Information supplied:
┄┄┄┄┄┄┄┄┄┄┄┄┄┄┄┄┄┄┄┄

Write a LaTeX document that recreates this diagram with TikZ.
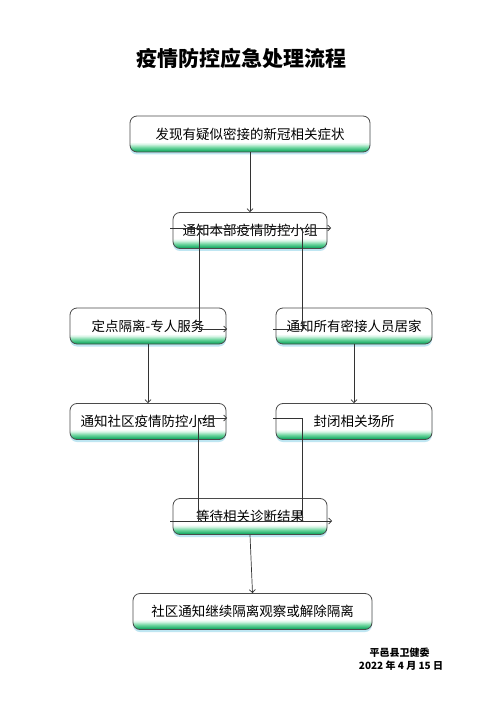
\documentclass[tikz,border=0pt]{standalone}
\usepackage{fontspec}
\setmainfont{Noto Sans CJK SC}
\usetikzlibrary{arrows.meta,shadows}
\definecolor{gdark}{HTML}{1FAF6A}
\definecolor{gmid}{HTML}{6FD6A0}
\definecolor{glight}{HTML}{D8F5E6}
\definecolor{shadowc}{HTML}{BFE6F2}
\definecolor{edgec}{HTML}{4A4A4A}
\definecolor{linec}{HTML}{333333}
\pgfdeclareverticalshading{boxshade}{100bp}{color(0bp)=(gdark); color(25bp)=(gdark); color(27bp)=(gdark); color(31.5bp)=(gmid); color(36bp)=(glight); color(39bp)=(white); color(100bp)=(white)}
\begin{document}
\begin{tikzpicture}[x=1pt,y=-1pt,
  flowbox/.style={draw=edgec, line width=0.8pt, rounded corners=7pt, shading=boxshade,
    minimum height=36pt, inner sep=0pt, font=\fontsize{13.5}{16}\selectfont,
    drop shadow={shadow xshift=0pt, shadow yshift=-2.5pt, fill=shadowc, opacity=1}},
  wire/.style={draw=linec, line width=0.7pt},
  conn/.style={wire, -{Straight Barb[length=3pt,width=6pt]}}]
\useasboundingbox (0,0) rectangle (500,708);
\fill[white] (0,0) rectangle (500,708);
\node[font=\bfseries\fontsize{21}{24}\selectfont] (title) at (241.5,58) {疫情防控应急处理流程};
\node[flowbox, minimum width=240pt] (b1) at (250,134) {\raisebox{1pt}{发现有疑似密接的新冠相关症状}};
\node[flowbox, minimum width=154pt] (b2) at (250,230.5) {\raisebox{1pt}{通知本部疫情防控小组}};
\node[flowbox, minimum width=156pt] (b3) at (148,326) {\raisebox{1pt}{定点隔离-专人服务}};
\node[flowbox, minimum width=156pt] (b4) at (354,326) {\raisebox{1pt}{通知所有密接人员居家}};
\node[flowbox, minimum width=156pt] (b5) at (148,421.5) {\raisebox{1pt}{通知社区疫情防控小组}};
\node[flowbox, minimum width=156pt] (b6) at (354,421.5) {\raisebox{1pt}{封闭相关场所}};
\node[flowbox, minimum width=154pt] (b7) at (250,516.5) {\raisebox{1pt}{等待相关诊断结果}};
\node[flowbox, minimum width=239pt] (b8) at (252.5,611.5) {\raisebox{1pt}{社区通知继续隔离观察或解除隔离}};
\node[font=\bfseries\fontsize{10}{12}\selectfont] (org) at (399.5,653) {平邑县卫健委};
\node[font=\bfseries\fontsize{10}{12}\selectfont] (date) at (401,666) {2022 年 4 月 15 日};
% named free ends
\coordinate (h2l) at (170,228);
\coordinate (h2r) at (331,228);
\coordinate (v2l) at (199,228);
\coordinate (e3) at (227,329);
\coordinate (v2r) at (302,228);
\coordinate (e4) at (273,329);
\coordinate (h5l) at (198,418);
\coordinate (h5r) at (227,418);
\coordinate (v5b) at (198,521);
\coordinate (h6l) at (273,418);
\coordinate (v6b) at (302,521);
\coordinate (h7l) at (170,521);
\coordinate (h7r) at (332,521);
% connectors
\draw[conn] (b1.south) -- (b2.north);
\draw[conn] (h2l) -- (h2r);
\draw[conn] (v2l) |- (e3);
\draw[wire] (v2r) |- (e4);
\draw[conn] (b3.south) -- (b5.north);
\draw[conn] (b4.south) -- (b6.north);
\draw[conn] (h5l) -- (h5r);
\draw[wire] (h5l) -- (v5b);
\draw[wire] (h6l) -| (v6b);
\draw[conn] (h7l) -- (h7r);
\draw[conn] (b7.south) -- (b8.north);
\end{tikzpicture}
\end{document}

┄┄┄┄┄┄┄┄┄┄┄┄┄┄┄┄┄┄┄┄

Requirement: Leave out all pictures, then copy the remaining material exactly.

Correct result:
Write a LaTeX document that recreates this diagram with TikZ.
\documentclass[tikz,border=0pt]{standalone}
\usepackage{fontspec}
\setmainfont{Noto Sans CJK SC}
\usetikzlibrary{arrows.meta,shadows}
\definecolor{gdark}{HTML}{1FAF6A}
\definecolor{gmid}{HTML}{6FD6A0}
\definecolor{glight}{HTML}{D8F5E6}
\definecolor{shadowc}{HTML}{BFE6F2}
\definecolor{edgec}{HTML}{4A4A4A}
\definecolor{linec}{HTML}{333333}
\pgfdeclareverticalshading{boxshade}{100bp}{color(0bp)=(gdark); color(25bp)=(gdark); color(27bp)=(gdark); color(31.5bp)=(gmid); color(36bp)=(glight); color(39bp)=(white); color(100bp)=(white)}
\begin{document}
\begin{tikzpicture}[x=1pt,y=-1pt,
  flowbox/.style={draw=edgec, line width=0.8pt, rounded corners=7pt, shading=boxshade,
    minimum height=36pt, inner sep=0pt, font=\fontsize{13.5}{16}\selectfont,
    drop shadow={shadow xshift=0pt, shadow yshift=-2.5pt, fill=shadowc, opacity=1}},
  wire/.style={draw=linec, line width=0.7pt},
  conn/.style={wire, -{Straight Barb[length=3pt,width=6pt]}}]
\useasboundingbox (0,0) rectangle (500,708);
\fill[white] (0,0) rectangle (500,708);
\node[font=\bfseries\fontsize{21}{24}\selectfont] (title) at (241.5,58) {疫情防控应急处理流程};
\node[flowbox, minimum width=240pt] (b1) at (250,134) {\raisebox{1pt}{发现有疑似密接的新冠相关症状}};
\node[flowbox, minimum width=154pt] (b2) at (250,230.5) {\raisebox{1pt}{通知本部疫情防控小组}};
\node[flowbox, minimum width=156pt] (b3) at (148,326) {\raisebox{1pt}{定点隔离-专人服务}};
\node[flowbox, minimum width=156pt] (b4) at (354,326) {\raisebox{1pt}{通知所有密接人员居家}};
\node[flowbox, minimum width=156pt] (b5) at (148,421.5) {\raisebox{1pt}{通知社区疫情防控小组}};
\node[flowbox, minimum width=156pt] (b6) at (354,421.5) {\raisebox{1pt}{封闭相关场所}};
\node[flowbox, minimum width=154pt] (b7) at (250,516.5) {\raisebox{1pt}{等待相关诊断结果}};
\node[flowbox, minimum width=239pt] (b8) at (252.5,611.5) {\raisebox{1pt}{社区通知继续隔离观察或解除隔离}};
\node[font=\bfseries\fontsize{10}{12}\selectfont] (org) at (399.5,653) {平邑县卫健委};
\node[font=\bfseries\fontsize{10}{12}\selectfont] (date) at (401,666) {2022 年 4 月 15 日};
% named free ends
\coordinate (h2l) at (170,228);
\coordinate (h2r) at (331,228);
\coordinate (v2l) at (199,228);
\coordinate (e3) at (227,329);
\coordinate (v2r) at (302,228);
\coordinate (e4) at (273,329);
\coordinate (h5l) at (198,418);
\coordinate (h5r) at (227,418);
\coordinate (v5b) at (198,521);
\coordinate (h6l) at (273,418);
\coordinate (v6b) at (302,521);
\coordinate (h7l) at (170,521);
\coordinate (h7r) at (332,521);
% connectors
\draw[conn] (b1.south) -- (b2.north);
\draw[conn] (h2l) -- (h2r);
\draw[conn] (v2l) |- (e3);
\draw[wire] (v2r) |- (e4);
\draw[conn] (b3.south) -- (b5.north);
\draw[conn] (b4.south) -- (b6.north);
\draw[conn] (h5l) -- (h5r);
\draw[wire] (h5l) -- (v5b);
\draw[wire] (h6l) -| (v6b);
\draw[conn] (h7l) -- (h7r);
\draw[conn] (b7.south) -- (b8.north);
\end{tikzpicture}
\end{document}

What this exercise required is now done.